Colgate University Earns an “F” for Core Curriculum;
Fails to Rank in Top 50 Feeder Schools for Graduate Programs

From 1989 to 2006, when enrollment at Colgate University rose an estimated 3 percent, the administrator headcount grew from 117 to 216, a whopping jump of 85 percent. In the past ten years, setting aside increases in the costs of room and board, books and fees, the annual price of tuition has grown from $23,880 to $39,275, a 64% increase, placing Colgate University in top one percent of most expensive colleges in the nation. Incredibly, Colgate University doesn’t make the list of Top 50 Graduate School Feeder Colleges.

Colgate students post well-above average scores on ACT and SAT tests, yet, after four years, some find they have trouble getting into graduate programs without remedial work. In a recent poll, students and recent alumni say the curriculum is weakest in math, science and economics.

An Objective Reassessment

“A strong core curriculum should, to the extent possible, ensure that students finely hone their basic skills and learn the most important aspects of our heritage, culture, and our world. However, despite having what it calls a “Core,” Colgate University essentially has no requirements in broad subject areas such as English, math, science and history. Students can literally wander for four years at Colgate University and never be exposed to general areas of knowledge—the very hallmark of a liberal education! A student can graduate from Colgate University without ever taking a course in American history, without ever studying economics, without ever being exposed, in the words of Matthew Arnold to “the best that has been known and said.”
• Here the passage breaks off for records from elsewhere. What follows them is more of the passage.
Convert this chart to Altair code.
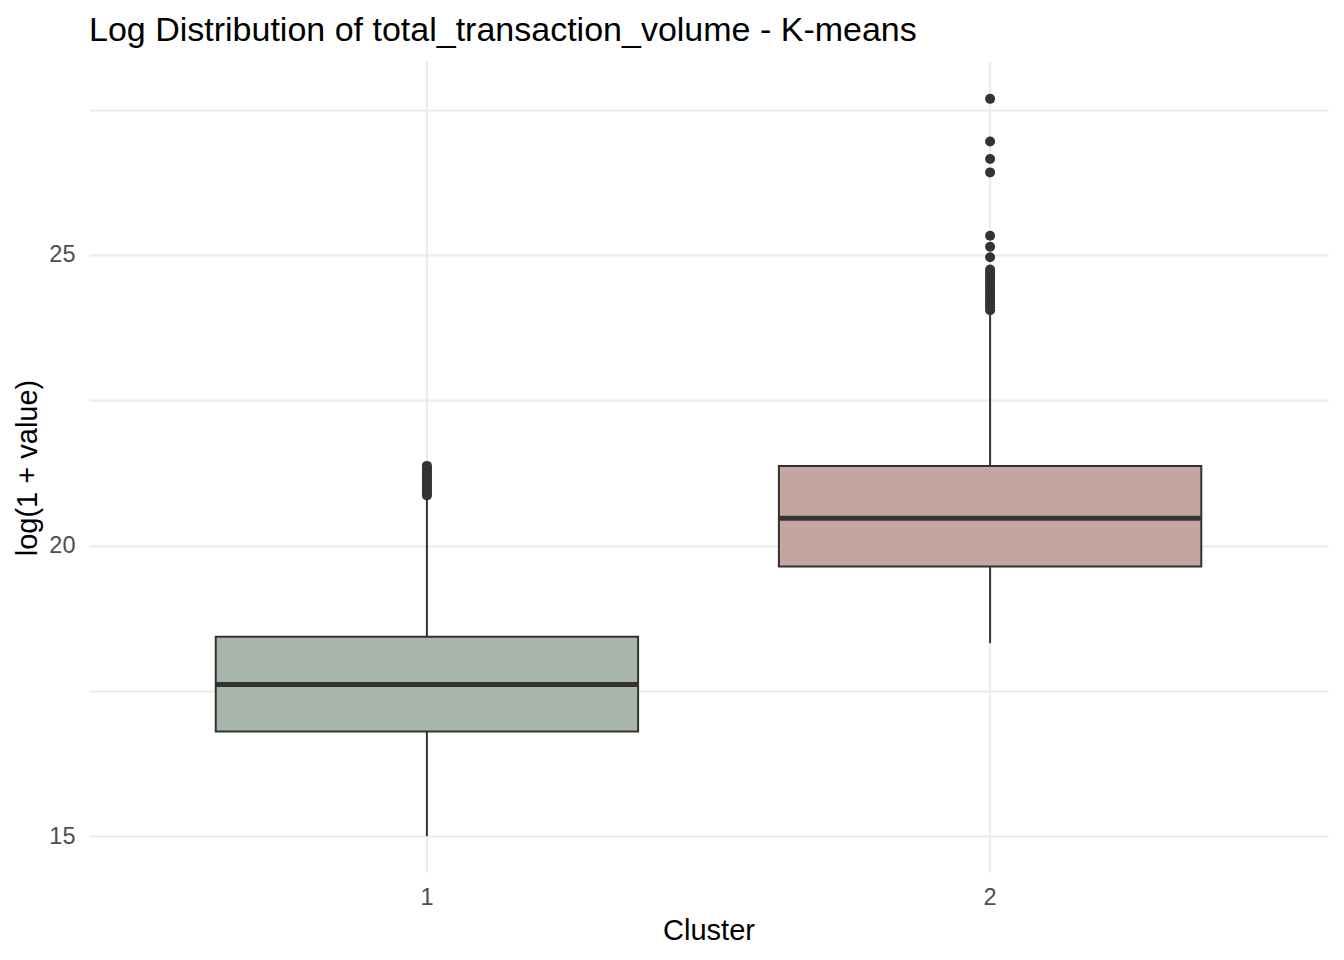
import altair as alt
import pandas as pd

clusters = ["1", "2"]
whisker_low = [15.0, 18.32]
q1 = [16.80, 19.64]
median = [17.61, 20.47]
q3 = [18.43, 21.37]
whisker_high = [20.83, 24.02]
fill_colors = ["#A7B5AA", "#C4A6A0"]

out_c1 = [20.86, 20.90, 20.94, 20.98, 21.02, 21.06, 21.10, 21.14, 21.18, 21.22, 21.26, 21.30, 21.34, 21.37]
out_c2 = [24.05, 24.10, 24.15, 24.20, 24.25, 24.30, 24.35, 24.40, 24.45, 24.50, 24.55, 24.60,
          24.65, 24.70, 24.75, 24.96, 25.14, 25.33, 26.42, 26.65, 26.95, 27.685]

stats = pd.DataFrame({
    "cluster": clusters, "lo": whisker_low, "q1": q1, "med": median,
    "q3": q3, "hi": whisker_high,
})
outliers = pd.DataFrame({
    "cluster": ["1"] * len(out_c1) + ["2"] * len(out_c2),
    "value": out_c1 + out_c2,
})

FONT = "Liberation Sans"
xscale = alt.Scale(domain=clusters, paddingInner=0.25, paddingOuter=0.225)
yscale = alt.Scale(domain=[14.366, 28.319], nice=False, zero=False)

x = alt.X("cluster:N", scale=xscale, title="Cluster",
          axis=alt.Axis(labelAngle=0, labelAlign="center", ticks=False, domain=False, grid=False,
                        labelFontSize=23.5, labelColor="#4D4D4D", labelFont=FONT,
                        labelPadding=24, titleFontSize=29, titleFont=FONT,
                        titleFontWeight="normal", titleColor="#000000", titlePadding=8))

grid_v = alt.Chart(stats).mark_rule(color="#EBEBEB", strokeWidth=2).encode(
    x=alt.X("cluster:N", scale=xscale)
)

yaxis_layer = alt.Chart(stats).mark_rule(opacity=0).encode(
    x=x,
    y=alt.Y("lo:Q", scale=yscale, title="log(1 + value)",
            axis=alt.Axis(values=[15, 17.5, 20, 22.5, 25, 27.5],
                          labelExpr="datum.value % 5 == 0 ? format(datum.value, 'd') : ''",
                          ticks=False, domain=False, grid=True, gridColor="#EBEBEB",
                          gridWidth=2, labelFontSize=23.5, labelColor="#4D4D4D",
                          labelFont=FONT, labelPadding=14, titleFontSize=29,
                          titleFont=FONT, titleFontWeight="normal",
                          titleColor="#000000", titlePadding=6)),
)

whisk_lo = alt.Chart(stats).mark_rule(color="#333333", strokeWidth=2).encode(
    x=alt.X("cluster:N", scale=xscale), y=alt.Y("lo:Q", scale=yscale), y2="q1:Q")
whisk_hi = alt.Chart(stats).mark_rule(color="#333333", strokeWidth=2).encode(
    x=alt.X("cluster:N", scale=xscale), y=alt.Y("q3:Q", scale=yscale), y2="hi:Q")

box = alt.Chart(stats).mark_bar(stroke="#333333", strokeWidth=2, opacity=1).encode(
    x=alt.X("cluster:N", scale=xscale),
    y=alt.Y("q1:Q", scale=yscale), y2="q3:Q",
    fill=alt.Fill("cluster:N", scale=alt.Scale(domain=clusters, range=fill_colors), legend=None),
)

med = alt.Chart(stats).mark_tick(color="#333333", thickness=5, size=423, orient="horizontal",
                                 opacity=1).encode(
    x=alt.X("cluster:N", scale=xscale), y=alt.Y("med:Q", scale=yscale))

pts = alt.Chart(outliers).mark_circle(color="#333333", size=100, opacity=1).encode(
    x=alt.X("cluster:N", scale=xscale), y=alt.Y("value:Q", scale=yscale))

chart = alt.layer(grid_v, yaxis_layer, whisk_lo, whisk_hi, box, med, pts).properties(
    width=1239, height=811,
    background="white",
    title=alt.Title("Log Distribution of total_transaction_volume - K-means",
                    anchor="start", frame="group", fontSize=34, font=FONT,
                    fontWeight="normal", color="#000000", offset=13),
    autosize=alt.AutoSizeParams(type="none"),
    padding={"left": 81, "top": 54, "right": 8, "bottom": 79},
).configure_view(stroke=None)

chart.save("out.html", embed_options={"renderer": "svg", "actions": False})
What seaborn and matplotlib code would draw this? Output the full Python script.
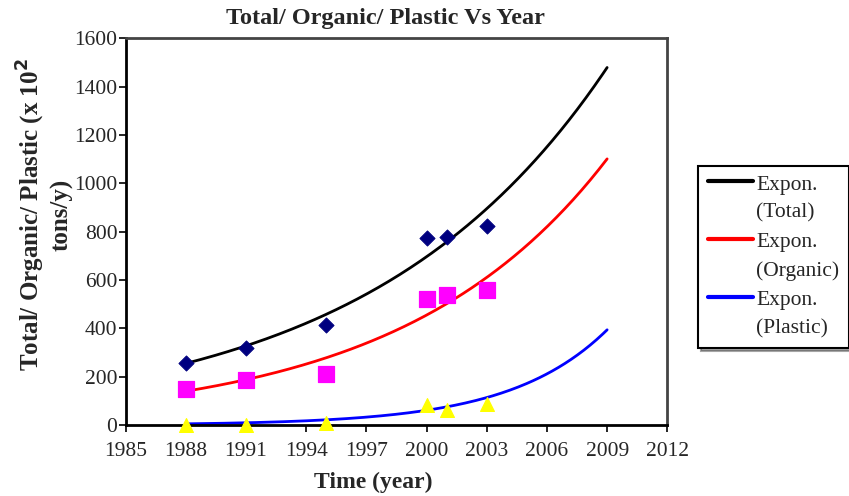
import numpy as np
import pandas as pd
import matplotlib
matplotlib.use("Agg")
import matplotlib.pyplot as plt
from matplotlib.legend_handler import HandlerLine2D
import seaborn as sns

# Observed quantities (x 10^2 tons/y)
years = [1988, 1991, 1995, 2000, 2001, 2003]
total = [256, 318, 413, 775, 778, 825]
organic = [148, 186, 213, 522, 540, 560]
plastic = [1, 2, 8, 84, 64, 88]

# Exponential trendlines y = a * exp(b * (year - 1988)), drawn 1988-2009
trend_names = ["Expon.\n(Total)", "Expon.\n(Organic)", "Expon.\n(Plastic)"]
trend_a = [255, 140, 5.1]
trend_b = [0.0837, 0.0982, 0.207]
trend_colors = ["black", "red", "blue"]
trend_span = [1988, 2009]

x_ticks = list(range(1985, 2013, 3))
y_ticks = list(range(0, 1601, 200))

LEG_FS = 15.5
LEG_LINESPACING = 1.6


class FirstLineHandler(HandlerLine2D):
    """Legend line aligned with the first line of a two-line label."""

    def create_artists(self, legend, orig_handle, xdescent, ydescent, width, height,
                       fontsize, trans):
        artists = super().create_artists(legend, orig_handle, xdescent, ydescent,
                                         width, height, fontsize, trans)
        for a in artists:
            if hasattr(a, "get_ydata"):
                a.set_ydata(np.asarray(a.get_ydata()) + 0.5 * LEG_LINESPACING * fontsize)
        return artists


sns.set_theme(style="white")
plt.rcParams["font.family"] = ["Liberation Serif", "DejaVu Serif"]

fig = plt.figure(figsize=(8.49, 4.96), dpi=100)
ax = fig.add_axes([0.148, 0.143, 0.638, 0.780])

pts = pd.DataFrame({"year": years, "Total": total, "Organic": organic, "Plastic": plastic})

# Fitted curves
xs = np.linspace(trend_span[0], trend_span[1], 200)
for name, a, b, c in zip(trend_names, trend_a, trend_b, trend_colors):
    curve = pd.DataFrame({"year": xs, "val": a * np.exp(b * (xs - 1988))})
    sns.lineplot(data=curve, x="year", y="val", color=c, linewidth=2.0, ax=ax, label=name)

# Data points
sns.scatterplot(data=pts, x="year", y="Total", marker="D", color="#000080", s=60,
                edgecolor="#000080", ax=ax, zorder=3, legend=False, clip_on=False)
sns.scatterplot(data=pts, x="year", y="Organic", marker="s", color="#FF00FF", s=120,
                edgecolor="#FF00FF", ax=ax, zorder=3, legend=False, clip_on=False)
sns.scatterplot(data=pts, x="year", y="Plastic", marker="^", color="#FFFF00", s=100,
                edgecolor="#FFFF00", ax=ax, zorder=3, legend=False, clip_on=False)

ax.set_xlim(1985, 2012)
ax.set_ylim(0, 1600)
ax.set_xticks(x_ticks)
ax.set_yticks(y_ticks)
ax.tick_params(axis="both", labelsize=15.5, direction="out", length=5, width=1.2,
               bottom=True, left=True, color="black", pad=1)
ax.tick_params(axis="x", pad=7)
for s in ax.spines.values():
    s.set_color("#444444")
    s.set_linewidth(2.0)
ax.spines["left"].set_color("black")
ax.spines["bottom"].set_color("black")

ax.set_title("Total/ Organic/ Plastic Vs Year", fontsize=17.5, fontweight="bold", pad=10,
             x=0.479)
ax.set_xlabel("Time (year)", fontsize=17, fontweight="bold")
ax.xaxis.set_label_coords(0.457, -0.122)
ax.set_ylabel("Total/ Organic/ Plastic (x 10$^{\\mathbf{2}}$\ntons/y)", fontsize=18,
              fontweight="bold")
ax.yaxis.set_label_coords(-0.096, 0.543)

handles, labels = ax.get_legend_handles_labels()
leg = ax.legend(handles, labels, loc="upper left", bbox_to_anchor=(1.057, 0.67),
                fontsize=LEG_FS, frameon=True, fancybox=False, shadow=True,
                handlelength=2.1, borderpad=0.45, labelspacing=0.5, handletextpad=0.15,
                borderaxespad=0, handler_map={h: FirstLineHandler() for h in handles})
leg.get_frame().set_edgecolor("black")
leg.get_frame().set_linewidth(1.5)
for t in leg.get_texts():
    t.set_linespacing(LEG_LINESPACING)
for line in leg.get_lines():
    line.set_linewidth(3)

fig.savefig("out.png", dpi=100)
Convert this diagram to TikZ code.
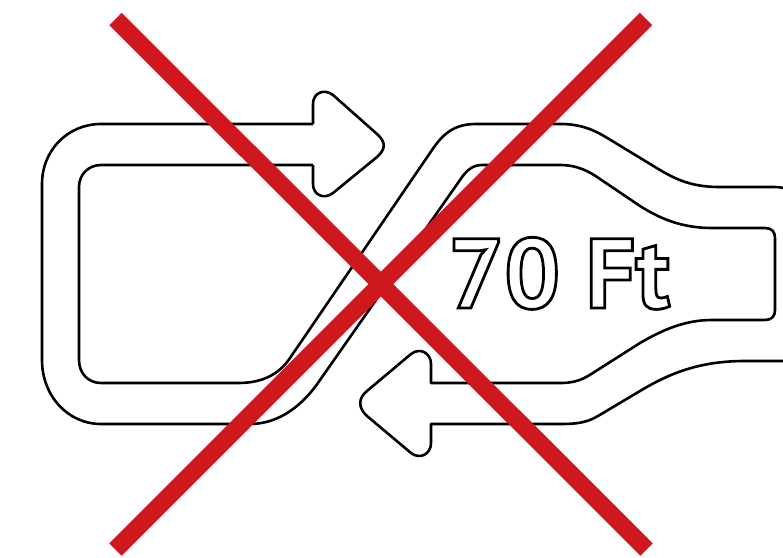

Dr. Barry Latzer, 2007 Reassessment of Colgate University Core Curriculum

 

Colgate University ranks among the worst for core curriculum

"Sadly, despite its much-vaunted “Core Curriculum,” Colgate University received an F in the recent 50-college study of general education conducted by the American Council of Trustees and Alumni. Only in Foreign Languages did Colgate have an honest core requirement, i.e., a required course that is suitably general in scope.

“In the six other subject areas measured by the study, entitled The Hollow Core, Colgate University fell far short of standards for a true core curriculum. Some of the reasons for this are revealing. For instance, Colgate does indeed have a writing course for freshman, but the fine print reveals that only students with low scores on standardized tests of writing are required to enroll. All college students can benefit from writing or composition courses.

“Nor was Colgate credited for mathematics by the Hollow Core study because students can completely avoid math by taking science courses that fully satisfy Colgate’s Natural Sciences & Mathematics Division requirement. Likewise, Colgate got no credit for science, since a student could take math or psychology (a social science) instead of a natural or physical science. In addition, Colgate’s Scientific Perspectives requirement may be satisfied by courses too narrow to serve as general education, such as an entire course devoted to AIDS.

“When one looks behind the labels in Colgate’s catalog, there is, sad to say, little in the way of substance required by this general education curriculum.” The Hollow Core, Failure of the General Education Curriculum, A Fifty College Study, American Council of Trustees and Alumni, Washington DC, April 2004.